The trade balance is expected to close with a deficit of US$1.8 billion, 20% more than in 1998. Exports were affected by a significant decline in coffee. While the export value of other traditional goods declined, non-traditional ones and the maquila industry exports increased. The trade deficit will be partially compensated by net transfers of US$1.6 billion, of which US$1.4 billion will be from family remittances from the US, reducing the current account deficit to US$230 million. In this context, it is predicted that the exchange rate will remain the same.
In 1998, the Bank approved loans to El Salvador for a total of US$208.5 million. Most of the existing portfolio is new, and it is coherent with the strategy agreed upon with the country to support reconstruction after the 1992 peace accords: 57% of the resources will be used for infrastructure, 26% for the reduction of poverty, 13% for the modernization of the state and productive projects, 1% for pre-investment, and 3% for the environment.

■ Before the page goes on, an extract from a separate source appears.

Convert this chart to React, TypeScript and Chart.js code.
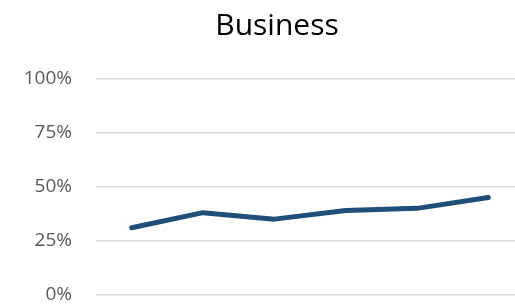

Likewise, the Bank approved non-refundable technical cooperation projects in the amount of US$3 million for El Salvador, in 1998.
Through the Multilateral Investment Fund (MIF), part of the IDB Group, operations for more than US$15 million have been financed. These include assistance in regulatory frameworks for energy, telecommunications, water and the financial system; support to small business; modernization of trade legislation; private sector human resources training; support to small financial institutions, and others. New operations are being considered US$6 million.
For 1999 three new loans for a total of US$52.8 million are being processed (Decontamination of Critical Areas, Modernization of the National Comptrollers Office, and a Modernization Program for the Financial Sector). Three additional loans for approximately US$135 million are also in preparation (Modernization of Legislative Power, a Public Safety Program, and a Financial Sector modernization program).